Ricostruendo le intenzioni psicologiche e le influenze culturale degli artisti, Marchesini giunge così a cogliere il senso dell’arte contemporanea: “Scuotere, porre delle domande, evidenziare le falle di una società. L’obiettivo comune dell’arte dell’Ottocento in avanti sembra quello di infrangere norme morali, civili e religiose; sconvolgere, urtare, sconcertare, disorientare, disgustare, colpire; dissacrare, deridere, banalizzare ogni valore; osare ciò che non è mai stato fatto, innovare ad ogni costo, fare ciò che nessuno ha mai pensato di fare. Questo obiettivo è identico a quello di un pensiero che accompagna la civiltà occidentale fin dai suoi albori: il pensiero rivoluzionario. Lo scopo del pensiero rivoluzionario è insito nel suo nome: produrre un movimento perpetuo, incessante, per il quale non esiste nulla di stabile, definito, identico a sé. Tutto ciò che nasce – questo è il grido di battaglia di ogni rivoluzionario – merita di perire. L’arte moderna e contemporanea è quindi parte e strumento del pensiero rivoluzionario, e ha come fine distruggere ogni concetto, ogni sicurezza, ogni valore della società occidentale. Solo perché queste cose esistano, meritano di perire”.
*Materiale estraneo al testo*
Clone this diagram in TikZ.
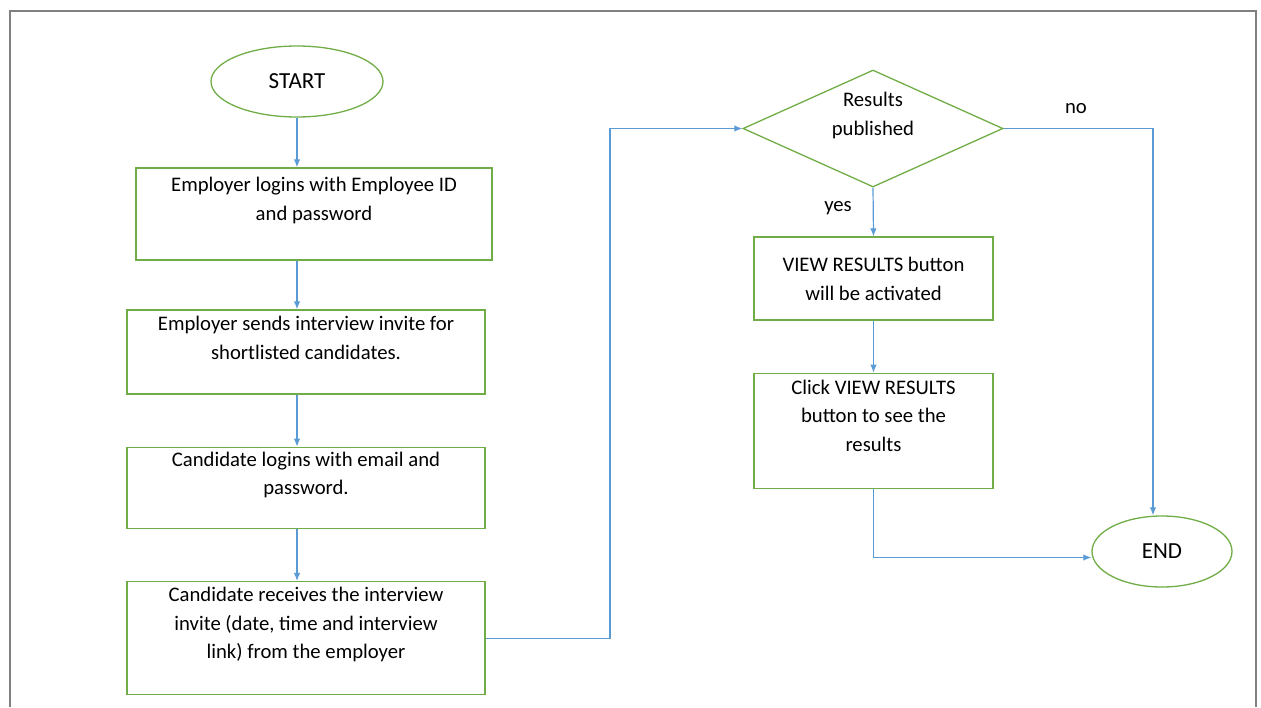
\documentclass[tikz,border=0pt]{standalone}
\usepackage{fontspec}
\setmainfont{Carlito}
\usetikzlibrary{positioning}
\usetikzlibrary{arrows.meta}
\usetikzlibrary{shapes.geometric}
\definecolor{boxgreen}{RGB}{112,173,71}
\definecolor{lineblue}{RGB}{91,155,213}
\definecolor{framegray}{RGB}{128,128,128}

\begin{document}
\begin{tikzpicture}[
    x=1pt, y=-1pt,
    node distance=50pt,
    every node/.style={font=\fontsize{20.7}{28.5}\selectfont},
    term/.style={ellipse, draw=boxgreen, line width=1.3pt, inner sep=0pt,
        font=\fontsize{23}{28}\selectfont},
    stepbox/.style={rectangle, draw=boxgreen, line width=1.3pt, inner sep=0pt},
    decision/.style={diamond, draw=boxgreen, line width=1.3pt, inner sep=0pt,
        minimum width=260pt, minimum height=117pt},
    txt/.style={anchor=north, inner sep=0pt, align=center},
    arr/.style={draw=lineblue, line width=1.2pt, -{Latex[length=8pt,width=6.5pt]}}
]
    \useasboundingbox (0,0) rectangle (1261,707);
    \draw[framegray, line width=2pt] (10,707) -- (10,11) -- (1256,11) -- (1256,707);

    % left column
    \node[term, minimum width=172pt, minimum height=71pt] (start) at (297,81.5) {START};
    \node[stepbox, minimum width=356pt, minimum height=92pt,
        label={[txt, yshift=-10pt]north:{Employer logins with Employee ID\\and password}}] (login) at (314,214) {};
    \node[stepbox, minimum width=358pt, minimum height=84pt,
        label={[txt, yshift=-7pt]north:{Employer sends interview invite for\\shortlisted candidates.}}] (invite) at (306,352) {};
    \node[stepbox, minimum width=358pt, minimum height=81pt, below=52pt of invite,
        label={[txt, yshift=-5pt]north:{Candidate logins with email and\\password.}}] (cand) {};
    \node[stepbox, minimum width=358pt, minimum height=113pt, below=52pt of cand,
        label={[txt, yshift=-6pt]north:{Candidate receives the interview\\invite (date, time and interview\\link) from the employer}}] (recv) {};

    % right column
    \node[decision, label={[txt, yshift=-23pt]north:{Results\\published}}] (pub) at (873,128.5) {};
    \node[stepbox, minimum width=239pt, minimum height=83pt,
        label={[txt, yshift=-21pt]north:{VIEW RESULTS button\\will be activated}}] (view) at (873.5,278.5) {};
    \node[stepbox, minimum width=239pt, minimum height=115pt, below=52pt of view,
        label={[txt, yshift=-7pt]north:{Click VIEW RESULTS\\button to see the\\results}}] (click) {};
    \node[term, minimum width=140pt, minimum height=71pt] (finish) at (1162,551.5) {END};

    \node (no) at (1076,109) {no};
    \node (yes) at (838,208) {yes};

    \coordinate (bend) at (610,0);

    \draw[arr] (start) -- (start |- login.north);
    \draw[arr] (start |- login.south) -- (start |- invite.north);
    \draw[arr] (start |- invite.south) -- (start |- cand.north);
    \draw[arr] (start |- cand.south) -- (start |- recv.north);
    \draw[arr] (recv.east) -| (bend |- pub.west) -- (pub.west);
    \draw[arr] (pub.east) -| ([xshift=-9pt]finish.north);
    \draw[arr] (pub.south) -- (view.north);
    \draw[arr] (view.south) -- (click.north);
    \draw[arr] (click.south) |- ([yshift=-6pt]finish.west);
\end{tikzpicture}
\end{document}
L’opera di Marchesini ha il merito di fare luce sugli intenti e sul contesto che hanno motivato un gran numero di artisti. È bene conoscere quanto più è possibile di tali intenzioni ed influenze per evitare stravaganti interpretazioni a cui le opere contemporanee, così gravide di allusioni e di astrattismo, prestano il fianco. In questo modo sarà anche possibile utilizzarle con intelligenza, specialmente in campo educativo e pedagogico, senza correre il rischio di assolutizzarne l’autore o di prendere “lucciole per lanterne”. In un mondo costruito sulle immagini e sul relativismo, ciò che può aiutare è l’approfondimento che permette di superare la superficie e di giungere in profondità, all’essenza delle questioni, cioè alla verità. Abbiamo bisogno di cogliere tutti gli aspetti del reale per capirlo al meglio, per coglierne le sfaccettature così di sovente apparentemente contraddittorie.